Romoney will get along with these new followers just fine. They have not paid any taxes in years either.
Dave is collapsed but Here isn't? I don't understand why some get collapsed and others don't when their behavior is the same.
I'll ignore both and stick with Slightly's post.
So...it's a$$holes like you Dave that give conservatives a bad name. STFU.
Dave, no comment.
I wish them luck in their job.
Man, I hope they find some of the relatives who need closure on their missing relations and maybe even homicides that need solving. Best of luck folks. Hope it all works out for you.
While the thoughts and intentions are good...
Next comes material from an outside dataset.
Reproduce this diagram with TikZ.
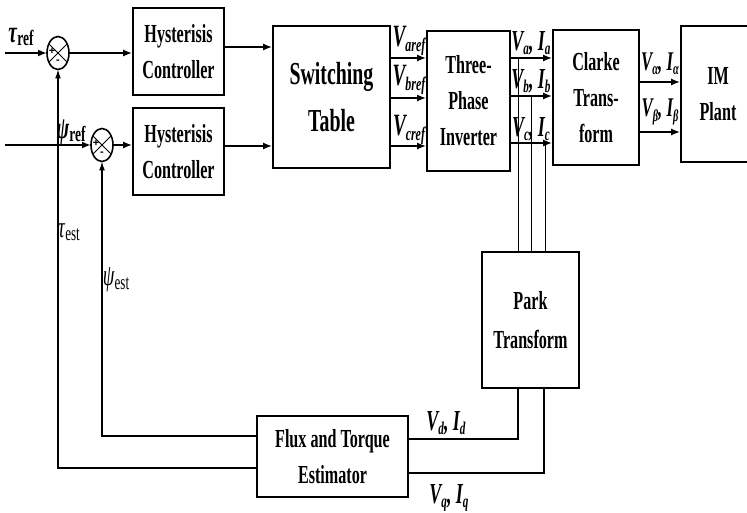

In a time a drastic budget constraints facing our local, State, and Federal governments...which in turn reduces basic services provided by them...they're spending the $$$$ on this?!! That's an outrage! Closure and peace of mind for someone is good, but frankly, after DECADES, it doesn't warrant taxpayer funding in these lean times...and as the article stated, the number of burried bodies isn't too far off of a million!
Boy, this is a great waste of money.
Matthew27:7-10 Burial place for strangers also known as "Field of Blood".
I hope that they find the remains of Bobby Driscoll, the child actor who was buried there in 1968 after succumbing to the ill effects of methamphetamines. His mother tried desperately while she was alive to have his body returned to California. Now, maybe he can be laid to rest beside his parents and have a decent grave, instead of remaining jumbled in a pit with all the other unfortunates of society.
I wish them good luck in their search for the identities of those buried there. Hopefully many families can have closure and give their loved ones a proper burial.
The photo used here was provided by the Hart Island Project to the Associated Press in 2010. Nothing about the Hart Island Project is mentioned even in the photo credit. The Medical Examiner accessed our on-line database to create a list of which unknowns to disinter. Two of our board members have family buried on Hart Island. A founding board member's son is among the unknowns disinterred and identified.
I would be grateful for my loved one to be i.d.ed if they were there.
I'm not against using tax payers money for this since it benefits both the state as well as citizens from all states but with the whole government money stuff the way it it is I would say it might be better to wait until money is actually in the coffers on not just on paper.